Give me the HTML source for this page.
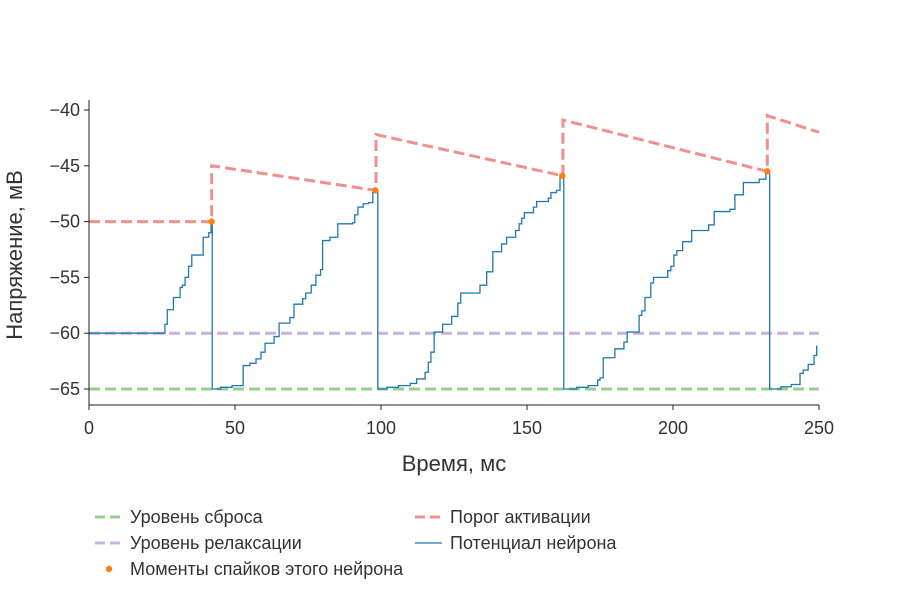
<!DOCTYPE html>
<html><head><meta charset="utf-8"><style>
body{margin:0;background:#fff;}
svg{font-family:"Liberation Sans",sans-serif;}
</style></head><body>
<svg id="chart" width="900" height="600"></svg>
<script>
// ---- data ----
const traceT = [0,26.0,26.8,28.9,31.2,32.0,32.9,34.1,35.2,39.1,41.0,41.8,42.2,
  45,49,52.8,55.1,57.2,58.9,60.3,63.4,65.1,68.8,70.2,73.2,74.2,76.1,77.7,79.3,80.0,82.5,85.2,90.3,91.0,92.1,93.9,95.7,97.2,98.1,98.9,
  102,106,110,112.2,115.1,116.2,117.1,118.2,121.1,124.2,126.3,127.3,133.9,136.2,138.3,141.3,143.0,146.1,147.3,148.2,149.1,152.2,153.3,157.3,158.2,160.1,161.3,162.6,
  167,171,174.2,175.0,176.1,180.1,183.2,184.3,188.4,189.3,190.4,192.4,193.3,198.2,199.3,200.3,201.3,203.3,206.4,212.2,214.1,219.5,221.2,224.1,229.5,231.8,233.1,
  237,240.5,243.5,244.6,246.3,248.3,249.2];
const traceV = [-60,-59.2,-57.9,-56.8,-55.9,-55.7,-55.0,-54.0,-53.0,-51.4,-51.0,-50.0,-65,
  -64.85,-64.7,-62.9,-62.7,-62.3,-61.7,-60.9,-60.3,-59.1,-58.6,-57.4,-56.9,-56.4,-55.7,-54.8,-54.3,-51.7,-51.4,-50.2,-50.1,-49.4,-48.7,-48.4,-48.3,-47.4,-47.2,-65,
  -64.85,-64.7,-64.5,-64.1,-63.5,-62.6,-61.7,-59.9,-59.2,-58.5,-57.3,-56.4,-55.7,-54.5,-52.7,-52.0,-51.4,-50.8,-50.2,-49.7,-49.2,-48.7,-48.2,-47.9,-47.4,-47.2,-45.9,-65,
  -64.85,-64.7,-64.2,-64.0,-62.2,-61.4,-60.8,-59.9,-58.4,-58.0,-56.8,-55.5,-55.0,-54.4,-54.0,-53.0,-52.6,-51.8,-50.8,-50.3,-49.1,-48.9,-47.6,-46.5,-46.2,-45.5,-65,
  -64.8,-64.6,-63.6,-63.3,-62.8,-62.0,-61.1];
const threshT = [0,42,42,98.3,98.3,162.3,162.3,232.3,232.3,250];
const threshV = [-50,-50,-45,-47.2,-42.2,-45.9,-40.9,-45.5,-40.5,-42];
const spikeT = [42.0,98.1,162.1,232.3];
const spikeV = [-50.0,-47.2,-45.9,-45.5];
const resetLevel = -65, restLevel = -60;
const xTicks = [0,50,100,150,200,250];
const yTicks = [-40,-45,-50,-55,-60,-65];

const NS="http://www.w3.org/2000/svg";
const svg=document.getElementById('chart');
const X=t=>89+t*(730/250);
const Y=v=>110+(-40-v)*(279/25);
function mk(tag,attrs,parent){const e=document.createElementNS(NS,tag);for(const k in attrs)e.setAttribute(k,attrs[k]);(parent||svg).appendChild(e);return e;}

let e=mk('line',{x1:X(0),x2:X(250),y1:Y(resetLevel),y2:Y(resetLevel),stroke:'#95cf8f','stroke-width':3,'stroke-dasharray':'11,5'});

e=mk('line',{x1:X(0),x2:X(250),y1:Y(restLevel),y2:Y(restLevel),stroke:'#c9b3de','stroke-width':3,'stroke-dasharray':'11,5'});

let d='';threshT.forEach((t,i)=>{d+=(i?'L':'M')+X(t)+','+Y(threshV[i]);});
e=mk('path',{d:d,fill:'none',stroke:'#f0908c','stroke-width':3,'stroke-dasharray':'11,5'});

d='M'+X(traceT[0])+','+Y(traceV[0]);
for(let i=1;i<traceT.length;i++){d+='L'+X(traceT[i])+','+Y(traceV[i-1])+'L'+X(traceT[i])+','+Y(traceV[i]);}
e=mk('path',{d:d,fill:'none',stroke:'#1f77b4','stroke-width':1.3});

spikeT.forEach((t,i)=>{const c=mk('circle',{cx:X(t),cy:Y(spikeV[i]),r:3.2,fill:'#ff7f0e'});
});
e=mk('line',{x1:89,x2:89,y1:100,y2:405,stroke:'#222','stroke-width':1});

e=mk('line',{x1:89,x2:819,y1:405,y2:405,stroke:'#222','stroke-width':1});

yTicks.forEach(v=>{mk('line',{x1:84,x2:89,y1:Y(v),y2:Y(v),stroke:'#222'});
const t=mk('text',{x:80,y:Y(v)+6,'text-anchor':'end','font-size':18,fill:'#333'});t.textContent='\u2212'+Math.abs(v);
});
xTicks.forEach(v=>{mk('line',{x1:X(v),x2:X(v),y1:405,y2:410,stroke:'#222'});
const t=mk('text',{x:X(v),y:434,'text-anchor':'middle','font-size':18,fill:'#333'});t.textContent=v;
});
e=mk('text',{x:454,y:471,'text-anchor':'middle','font-size':22,fill:'#333'});e.textContent='Время, мс';

e=mk('text',{x:0,y:0,'text-anchor':'middle','font-size':22,fill:'#333',transform:'translate(22,255) rotate(-90)'});e.textContent='Напряжение, мВ';

function leg(name,x,y,label,kind,color){
 const g=mk('g',{});
 if(kind==='dash')mk('line',{x1:x,x2:x+27,y1:y,y2:y,stroke:color,'stroke-width':3,'stroke-dasharray':'10,5'},g);
 else if(kind==='line')mk('line',{x1:x,x2:x+27,y1:y,y2:y,stroke:color,'stroke-width':1.3},g);
 else mk('circle',{cx:x+14,cy:y,r:3.2,fill:color},g);
 const t=mk('text',{x:x+35,y:y+6,'font-size':18,fill:'#333'},g);t.textContent=label;}
leg('legend-reset',95,517,'Уровень сброса','dash','#95cf8f');
leg('legend-rest',95,543,'Уровень релаксации','dash','#c9b3de');
leg('legend-spikes',95,569,'Моменты спайков этого нейрона','dot','#ff7f0e');
leg('legend-threshold',415,517,'Порог активации','dash','#f0908c');
leg('legend-potential',415,543,'Потенциал нейрона','line','#1f77b4');
</script>
</body></html>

--- --- ---

INSTRUCTION. Repeat the listing in full and exactly. Do not include any images.

WRITTEN REPLY.
Give me the HTML source for this page.
<!DOCTYPE html>
<html><head><meta charset="utf-8"><style>
body{margin:0;background:#fff;}
svg{font-family:"Liberation Sans",sans-serif;}
</style></head><body>
<svg id="chart" width="900" height="600"></svg>
<script>
// ---- data ----
const traceT = [0,26.0,26.8,28.9,31.2,32.0,32.9,34.1,35.2,39.1,41.0,41.8,42.2,
  45,49,52.8,55.1,57.2,58.9,60.3,63.4,65.1,68.8,70.2,73.2,74.2,76.1,77.7,79.3,80.0,82.5,85.2,90.3,91.0,92.1,93.9,95.7,97.2,98.1,98.9,
  102,106,110,112.2,115.1,116.2,117.1,118.2,121.1,124.2,126.3,127.3,133.9,136.2,138.3,141.3,143.0,146.1,147.3,148.2,149.1,152.2,153.3,157.3,158.2,160.1,161.3,162.6,
  167,171,174.2,175.0,176.1,180.1,183.2,184.3,188.4,189.3,190.4,192.4,193.3,198.2,199.3,200.3,201.3,203.3,206.4,212.2,214.1,219.5,221.2,224.1,229.5,231.8,233.1,
  237,240.5,243.5,244.6,246.3,248.3,249.2];
const traceV = [-60,-59.2,-57.9,-56.8,-55.9,-55.7,-55.0,-54.0,-53.0,-51.4,-51.0,-50.0,-65,
  -64.85,-64.7,-62.9,-62.7,-62.3,-61.7,-60.9,-60.3,-59.1,-58.6,-57.4,-56.9,-56.4,-55.7,-54.8,-54.3,-51.7,-51.4,-50.2,-50.1,-49.4,-48.7,-48.4,-48.3,-47.4,-47.2,-65,
  -64.85,-64.7,-64.5,-64.1,-63.5,-62.6,-61.7,-59.9,-59.2,-58.5,-57.3,-56.4,-55.7,-54.5,-52.7,-52.0,-51.4,-50.8,-50.2,-49.7,-49.2,-48.7,-48.2,-47.9,-47.4,-47.2,-45.9,-65,
  -64.85,-64.7,-64.2,-64.0,-62.2,-61.4,-60.8,-59.9,-58.4,-58.0,-56.8,-55.5,-55.0,-54.4,-54.0,-53.0,-52.6,-51.8,-50.8,-50.3,-49.1,-48.9,-47.6,-46.5,-46.2,-45.5,-65,
  -64.8,-64.6,-63.6,-63.3,-62.8,-62.0,-61.1];
const threshT = [0,42,42,98.3,98.3,162.3,162.3,232.3,232.3,250];
const threshV = [-50,-50,-45,-47.2,-42.2,-45.9,-40.9,-45.5,-40.5,-42];
const spikeT = [42.0,98.1,162.1,232.3];
const spikeV = [-50.0,-47.2,-45.9,-45.5];
const resetLevel = -65, restLevel = -60;
const xTicks = [0,50,100,150,200,250];
const yTicks = [-40,-45,-50,-55,-60,-65];

const NS="http://www.w3.org/2000/svg";
const svg=document.getElementById('chart');
const X=t=>89+t*(730/250);
const Y=v=>110+(-40-v)*(279/25);
function mk(tag,attrs,parent){const e=document.createElementNS(NS,tag);for(const k in attrs)e.setAttribute(k,attrs[k]);(parent||svg).appendChild(e);return e;}

let e=mk('line',{x1:X(0),x2:X(250),y1:Y(resetLevel),y2:Y(resetLevel),stroke:'#95cf8f','stroke-width':3,'stroke-dasharray':'11,5'});

e=mk('line',{x1:X(0),x2:X(250),y1:Y(restLevel),y2:Y(restLevel),stroke:'#c9b3de','stroke-width':3,'stroke-dasharray':'11,5'});

let d='';threshT.forEach((t,i)=>{d+=(i?'L':'M')+X(t)+','+Y(threshV[i]);});
e=mk('path',{d:d,fill:'none',stroke:'#f0908c','stroke-width':3,'stroke-dasharray':'11,5'});

d='M'+X(traceT[0])+','+Y(traceV[0]);
for(let i=1;i<traceT.length;i++){d+='L'+X(traceT[i])+','+Y(traceV[i-1])+'L'+X(traceT[i])+','+Y(traceV[i]);}
e=mk('path',{d:d,fill:'none',stroke:'#1f77b4','stroke-width':1.3});

spikeT.forEach((t,i)=>{const c=mk('circle',{cx:X(t),cy:Y(spikeV[i]),r:3.2,fill:'#ff7f0e'});
});
e=mk('line',{x1:89,x2:89,y1:100,y2:405,stroke:'#222','stroke-width':1});

e=mk('line',{x1:89,x2:819,y1:405,y2:405,stroke:'#222','stroke-width':1});

yTicks.forEach(v=>{mk('line',{x1:84,x2:89,y1:Y(v),y2:Y(v),stroke:'#222'});
const t=mk('text',{x:80,y:Y(v)+6,'text-anchor':'end','font-size':18,fill:'#333'});t.textContent='\u2212'+Math.abs(v);
});
xTicks.forEach(v=>{mk('line',{x1:X(v),x2:X(v),y1:405,y2:410,stroke:'#222'});
const t=mk('text',{x:X(v),y:434,'text-anchor':'middle','font-size':18,fill:'#333'});t.textContent=v;
});
e=mk('text',{x:454,y:471,'text-anchor':'middle','font-size':22,fill:'#333'});e.textContent='Время, мс';

e=mk('text',{x:0,y:0,'text-anchor':'middle','font-size':22,fill:'#333',transform:'translate(22,255) rotate(-90)'});e.textContent='Напряжение, мВ';

function leg(name,x,y,label,kind,color){
 const g=mk('g',{});
 if(kind==='dash')mk('line',{x1:x,x2:x+27,y1:y,y2:y,stroke:color,'stroke-width':3,'stroke-dasharray':'10,5'},g);
 else if(kind==='line')mk('line',{x1:x,x2:x+27,y1:y,y2:y,stroke:color,'stroke-width':1.3},g);
 else mk('circle',{cx:x+14,cy:y,r:3.2,fill:color},g);
 const t=mk('text',{x:x+35,y:y+6,'font-size':18,fill:'#333'},g);t.textContent=label;}
leg('legend-reset',95,517,'Уровень сброса','dash','#95cf8f');
leg('legend-rest',95,543,'Уровень релаксации','dash','#c9b3de');
leg('legend-spikes',95,569,'Моменты спайков этого нейрона','dot','#ff7f0e');
leg('legend-threshold',415,517,'Порог активации','dash','#f0908c');
leg('legend-potential',415,543,'Потенциал нейрона','line','#1f77b4');
</script>
</body></html>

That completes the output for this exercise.